> [EXERCISE OBJECTIVE]: Quote the whole listing word for word. Do not include the pictures.

> [GIVEN MATERIAL]:
====
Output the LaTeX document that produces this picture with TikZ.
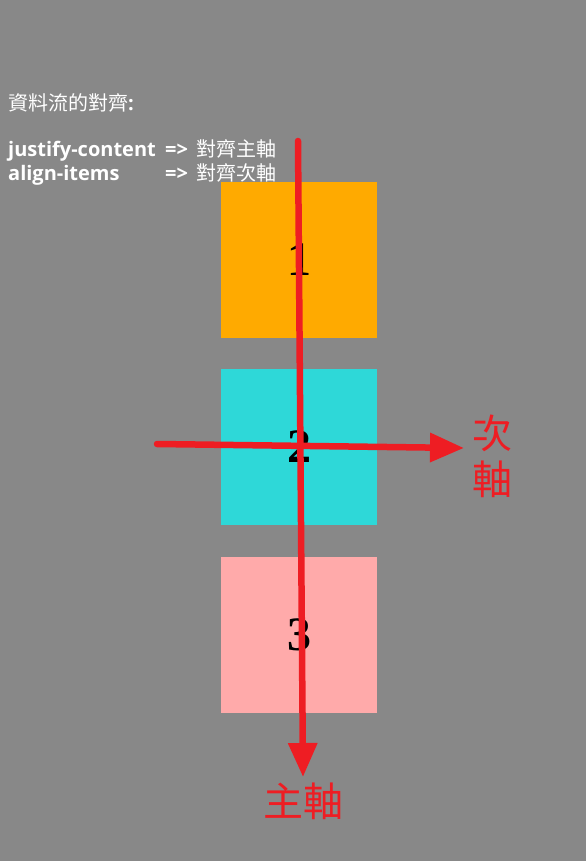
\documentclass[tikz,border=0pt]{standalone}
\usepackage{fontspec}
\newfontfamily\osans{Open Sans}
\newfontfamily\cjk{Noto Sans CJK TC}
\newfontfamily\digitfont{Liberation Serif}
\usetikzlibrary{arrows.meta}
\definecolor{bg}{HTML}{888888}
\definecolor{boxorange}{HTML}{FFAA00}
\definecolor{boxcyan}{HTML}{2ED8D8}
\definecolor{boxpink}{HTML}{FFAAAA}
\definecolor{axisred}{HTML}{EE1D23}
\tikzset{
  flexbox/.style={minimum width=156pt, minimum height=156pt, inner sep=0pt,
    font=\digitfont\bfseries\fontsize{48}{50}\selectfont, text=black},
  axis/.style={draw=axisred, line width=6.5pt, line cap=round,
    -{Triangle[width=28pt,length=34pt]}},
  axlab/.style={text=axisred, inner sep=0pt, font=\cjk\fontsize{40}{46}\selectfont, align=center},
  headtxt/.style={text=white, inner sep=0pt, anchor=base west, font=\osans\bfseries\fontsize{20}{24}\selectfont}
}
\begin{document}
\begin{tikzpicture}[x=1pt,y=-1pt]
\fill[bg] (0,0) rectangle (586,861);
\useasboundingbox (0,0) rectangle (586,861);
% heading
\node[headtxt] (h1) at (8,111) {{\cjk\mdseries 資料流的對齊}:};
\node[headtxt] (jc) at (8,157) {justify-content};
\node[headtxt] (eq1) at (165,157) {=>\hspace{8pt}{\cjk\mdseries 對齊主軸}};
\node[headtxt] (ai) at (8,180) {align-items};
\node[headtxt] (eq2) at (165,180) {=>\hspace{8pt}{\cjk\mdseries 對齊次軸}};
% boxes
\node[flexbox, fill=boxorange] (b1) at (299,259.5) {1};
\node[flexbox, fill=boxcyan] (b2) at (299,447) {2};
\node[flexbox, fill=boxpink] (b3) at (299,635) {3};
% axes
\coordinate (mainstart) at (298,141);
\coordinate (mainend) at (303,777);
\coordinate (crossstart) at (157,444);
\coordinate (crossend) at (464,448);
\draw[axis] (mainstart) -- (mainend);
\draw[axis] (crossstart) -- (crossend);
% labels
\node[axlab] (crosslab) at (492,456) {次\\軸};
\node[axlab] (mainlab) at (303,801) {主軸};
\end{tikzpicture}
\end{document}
====
> [TASK RESPONSE]:
Output the LaTeX document that produces this picture with TikZ.
\documentclass[tikz,border=0pt]{standalone}
\usepackage{fontspec}
\newfontfamily\osans{Open Sans}
\newfontfamily\cjk{Noto Sans CJK TC}
\newfontfamily\digitfont{Liberation Serif}
\usetikzlibrary{arrows.meta}
\definecolor{bg}{HTML}{888888}
\definecolor{boxorange}{HTML}{FFAA00}
\definecolor{boxcyan}{HTML}{2ED8D8}
\definecolor{boxpink}{HTML}{FFAAAA}
\definecolor{axisred}{HTML}{EE1D23}
\tikzset{
  flexbox/.style={minimum width=156pt, minimum height=156pt, inner sep=0pt,
    font=\digitfont\bfseries\fontsize{48}{50}\selectfont, text=black},
  axis/.style={draw=axisred, line width=6.5pt, line cap=round,
    -{Triangle[width=28pt,length=34pt]}},
  axlab/.style={text=axisred, inner sep=0pt, font=\cjk\fontsize{40}{46}\selectfont, align=center},
  headtxt/.style={text=white, inner sep=0pt, anchor=base west, font=\osans\bfseries\fontsize{20}{24}\selectfont}
}
\begin{document}
\begin{tikzpicture}[x=1pt,y=-1pt]
\fill[bg] (0,0) rectangle (586,861);
\useasboundingbox (0,0) rectangle (586,861);
% heading
\node[headtxt] (h1) at (8,111) {{\cjk\mdseries 資料流的對齊}:};
\node[headtxt] (jc) at (8,157) {justify-content};
\node[headtxt] (eq1) at (165,157) {=>\hspace{8pt}{\cjk\mdseries 對齊主軸}};
\node[headtxt] (ai) at (8,180) {align-items};
\node[headtxt] (eq2) at (165,180) {=>\hspace{8pt}{\cjk\mdseries 對齊次軸}};
% boxes
\node[flexbox, fill=boxorange] (b1) at (299,259.5) {1};
\node[flexbox, fill=boxcyan] (b2) at (299,447) {2};
\node[flexbox, fill=boxpink] (b3) at (299,635) {3};
% axes
\coordinate (mainstart) at (298,141);
\coordinate (mainend) at (303,777);
\coordinate (crossstart) at (157,444);
\coordinate (crossend) at (464,448);
\draw[axis] (mainstart) -- (mainend);
\draw[axis] (crossstart) -- (crossend);
% labels
\node[axlab] (crosslab) at (492,456) {次\\軸};
\node[axlab] (mainlab) at (303,801) {主軸};
\end{tikzpicture}
\end{document}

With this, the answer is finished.